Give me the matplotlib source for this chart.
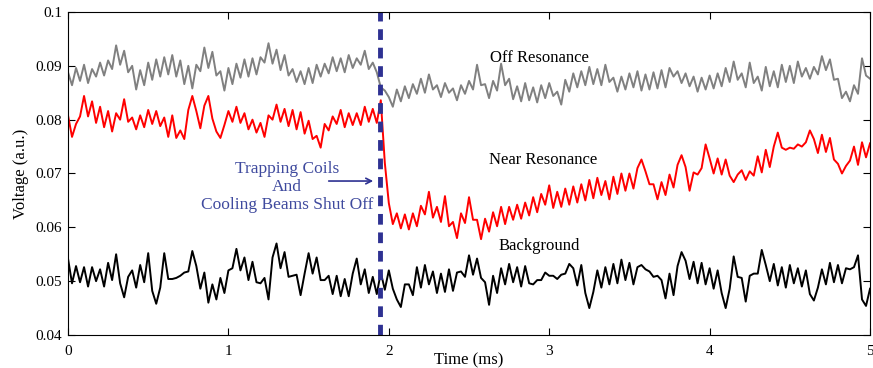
import matplotlib
matplotlib.use("Agg")
import matplotlib.pyplot as plt
import numpy as np

# sample times (ms), one reading every 0.025 ms
time_ms = np.linspace(0, 5, 201)

# readings in units of 1e-3 a.u.
off_resonance = [
    88.8, 86.4, 89.6, 87.2, 90.2, 86.8, 89.4, 88.0,
    90.6, 88.2, 91.0, 89.4, 93.8, 90.2, 92.8, 88.8,
    90.0, 85.6, 89.2, 86.4, 90.6, 87.4, 91.2, 88.0,
    91.6, 88.4, 92.0, 88.0, 91.0, 86.6, 90.0, 85.8,
    90.2, 89.0, 93.4, 89.6, 92.6, 88.2, 89.0, 85.4,
    89.6, 86.6, 90.4, 87.8, 91.2, 88.0, 91.4, 88.4,
    91.6, 90.6, 94.2, 90.4, 93.0, 89.2, 92.0, 88.2,
    89.4, 87.0, 89.0, 86.6, 89.6, 86.8, 90.2, 88.0,
    90.4, 88.6, 91.6, 89.0, 91.4, 88.8, 92.0, 89.6,
    91.4, 90.2, 92.8, 89.4, 90.6, 88.8, 86.0, 85.4,
    84.2, 82.4, 85.6, 83.4, 86.2, 84.0, 86.6, 84.8,
    87.6, 85.0, 88.4, 85.6, 86.4, 84.2, 86.8, 85.0,
    85.8, 83.6, 86.4, 84.8, 87.2, 85.6, 90.2, 86.4,
    86.6, 84.0, 87.2, 85.4, 90.4, 86.4, 87.6, 83.8,
    86.2, 83.4, 86.8, 83.6, 86.0, 83.2, 86.4, 84.0,
    86.8, 84.4, 85.2, 82.8, 87.4, 85.2, 88.6, 86.0,
    89.0, 86.4, 89.8, 86.6, 89.4, 86.4, 90.2, 87.0,
    87.8, 85.2, 88.0, 85.6, 88.6, 86.0, 89.0, 85.4,
    88.4, 85.6, 88.8, 85.8, 89.2, 86.0, 89.6, 88.0,
    89.0, 86.8, 88.6, 86.2, 88.0, 85.2, 87.8, 85.6,
    88.2, 85.8, 88.6, 86.2, 89.6, 87.0, 90.8, 87.4,
    88.6, 86.0, 90.6, 86.8, 88.0, 85.4, 89.8, 86.2,
    89.0, 86.0, 90.2, 87.0, 90.0, 86.8, 90.8, 88.0,
    89.6, 87.6, 89.8, 88.4, 91.8, 89.2, 91.2, 87.4,
    87.6, 84.0, 85.2, 83.4, 86.4, 84.8, 91.4, 88.2,
    87.6,
]

near_resonance = [
    80.8, 76.8, 79.2, 80.6, 84.4, 80.6, 83.4, 79.4,
    82.4, 78.6, 81.6, 77.8, 81.2, 80.0, 83.8, 79.6,
    80.4, 78.2, 80.8, 78.6, 81.8, 79.2, 81.6, 78.8,
    80.4, 76.8, 80.8, 76.6, 78.0, 76.4, 81.8, 84.4,
    81.6, 78.4, 82.6, 84.4, 80.2, 77.8, 76.6, 79.0,
    81.6, 79.6, 82.4, 79.4, 81.2, 78.2, 80.0, 77.6,
    79.4, 76.8, 80.8, 80.0, 82.8, 79.6, 82.0, 78.8,
    81.8, 78.2, 81.4, 77.4, 79.8, 76.4, 77.0, 74.8,
    79.2, 78.0, 80.6, 79.2, 81.8, 78.6, 81.2, 79.0,
    81.2, 79.0, 82.4, 79.6, 82.0, 79.4, 83.6, 72.0,
    64.5, 60.6, 62.6, 59.8, 62.4, 59.6, 62.6, 60.2,
    64.0, 62.4, 66.6, 61.8, 63.8, 61.0, 65.8, 60.2,
    61.0, 58.0, 62.6, 60.8, 65.6, 61.4, 61.4, 57.8,
    61.6, 59.2, 62.8, 60.2, 63.8, 60.6, 63.8, 61.4,
    64.2, 61.6, 64.6, 62.2, 65.6, 62.8, 66.2, 64.2,
    67.8, 63.6, 66.6, 63.8, 67.2, 64.2, 67.6, 64.6,
    68.0, 65.0, 68.8, 65.4, 69.2, 66.0, 68.6, 65.2,
    69.4, 66.2, 70.0, 66.8, 70.0, 67.2, 71.0, 72.6,
    70.4, 68.0, 68.0, 65.2, 68.4, 66.0, 69.8, 67.4,
    71.6, 73.4, 71.2, 66.8, 70.2, 69.8, 71.0, 75.4,
    72.8, 70.0, 72.8, 69.8, 72.6, 69.6, 68.4, 69.8,
    70.6, 68.8, 70.4, 69.6, 73.2, 70.2, 74.4, 71.2,
    75.0, 77.6, 74.8, 74.4, 74.8, 74.6, 75.4, 75.0,
    75.8, 78.0, 76.4, 73.8, 77.2, 74.0, 76.6, 72.6,
    71.8, 70.0, 71.4, 72.4, 75.0, 71.6, 75.8, 73.0,
    75.6,
]

background = [
    54.2, 49.6, 52.8, 49.8, 52.6, 49.0, 52.6, 50.0,
    52.2, 49.0, 53.4, 50.2, 55.0, 49.6, 47.0, 50.8,
    52.0, 48.8, 53.0, 49.8, 55.2, 48.2, 45.8, 48.8,
    55.2, 50.4, 50.4, 50.6, 51.0, 51.6, 51.8, 55.6,
    52.8, 48.6, 51.6, 46.0, 49.4, 46.6, 50.6, 47.8,
    52.0, 52.4, 56.0, 52.0, 54.4, 50.2, 53.6, 49.8,
    49.6, 50.6, 46.6, 54.4, 57.0, 52.4, 55.4, 50.8,
    51.0, 51.2, 47.4, 51.4, 55.2, 51.4, 54.4, 50.2,
    50.2, 51.0, 47.6, 51.0, 47.2, 50.4, 47.2, 51.4,
    54.2, 49.4, 52.2, 47.8, 50.8, 47.6, 51.6, 48.4,
    52.0, 48.6, 46.6, 45.2, 49.4, 49.4, 47.4, 52.6,
    48.8, 53.0, 49.4, 51.8, 47.8, 51.4, 48.0, 52.2,
    48.2, 51.6, 51.8, 50.8, 54.8, 51.2, 54.2, 50.6,
    49.8, 45.6, 51.0, 47.8, 52.4, 49.4, 53.2, 49.8,
    52.6, 49.0, 52.8, 49.6, 49.4, 50.2, 50.2, 51.6,
    51.0, 51.0, 50.4, 51.2, 51.4, 53.2, 52.4, 49.2,
    53.0, 47.8, 45.0, 48.0, 52.0, 48.8, 52.6, 49.4,
    53.2, 49.6, 54.0, 50.2, 53.4, 49.4, 52.6, 53.0,
    52.2, 51.8, 50.8, 51.0, 50.2, 46.8, 51.4, 47.4,
    52.8, 55.4, 53.8, 50.4, 53.6, 49.6, 53.4, 49.4,
    52.4, 48.6, 52.0, 47.8, 45.0, 48.6, 54.6, 50.8,
    50.6, 46.2, 51.0, 51.4, 51.4, 55.8, 53.0, 50.0,
    53.2, 49.2, 52.6, 48.8, 53.0, 49.6, 52.4, 49.0,
    52.0, 47.6, 46.4, 48.8, 52.2, 49.4, 53.4, 49.8,
    53.0, 49.6, 52.4, 52.2, 52.6, 54.8, 46.6, 45.4,
    48.6,
]

shut_off_time = 1.945

x_ticks = [0, 1, 2, 3, 4, 5]
y_ticks = [0.04, 0.05, 0.06, 0.07, 0.08, 0.09, 0.1]
y_tick_labels = ["0.04", "0.05", "0.06", "0.07", "0.08", "0.09", "0.1"]

plt.rcParams['font.family'] = ['Liberation Serif', 'DejaVu Serif']

fig = plt.figure(figsize=(8.73, 3.68), dpi=100)
ax = fig.add_axes([0.0779, 0.0897, 0.9187, 0.8777])

# --- traces ---
ax.plot(time_ms, np.array(off_resonance) / 1000, color="#808080", lw=1.4)
ax.plot(time_ms, np.array(near_resonance) / 1000, color="#ff0000", lw=1.4)
ax.plot(time_ms, np.array(background) / 1000, color="black", lw=1.4)

# shut-off marker
ax.axvline(shut_off_time, color="#2e3192", lw=3.5, dashes=(2.2, 1.6))

# --- labels on the traces ---
ax.text(2.94, 0.0915, "Off Resonance", ha="center", va="center", fontsize=12)
ax.text(2.96, 0.0725, "Near Resonance", ha="center", va="center", fontsize=12)
ax.text(2.94, 0.0565, "Background", ha="center", va="center", fontsize=12)

ax.text(1.365, 0.0675, "Trapping Coils\nAnd\nCooling Beams Shut Off",
        ha="center", va="center", multialignment="center",
        color="#3f4a9e", fontsize=12.5, linespacing=1.2)
ax.annotate("", xy=(1.92, 0.0686), xytext=(1.608, 0.0686),
            arrowprops=dict(arrowstyle="->", color="#2e3192", lw=1.2))

# --- axes ---
ax.set_xlim(0, 5)
ax.set_ylim(0.04, 0.1)
ax.set_xticks(x_ticks)
ax.set_yticks(y_ticks)
ax.set_yticklabels(y_tick_labels)
ax.tick_params(direction="in", top=True, right=True, length=5, labelsize=11)
ax.tick_params(axis="x", pad=7)
ax.tick_params(axis="y", pad=4)
ax.set_xlabel("Time (ms)", fontsize=12, labelpad=-3.5)
ax.set_ylabel("Voltage (a.u.)", fontsize=12, labelpad=5)
for s in ax.spines.values():
    s.set_linewidth(0.8)

fig.savefig("out.png", dpi=100)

* * * * *

In the listing, how many lines hold "matplotlib"? Answer with a bare number.

WORKED ANSWER:
4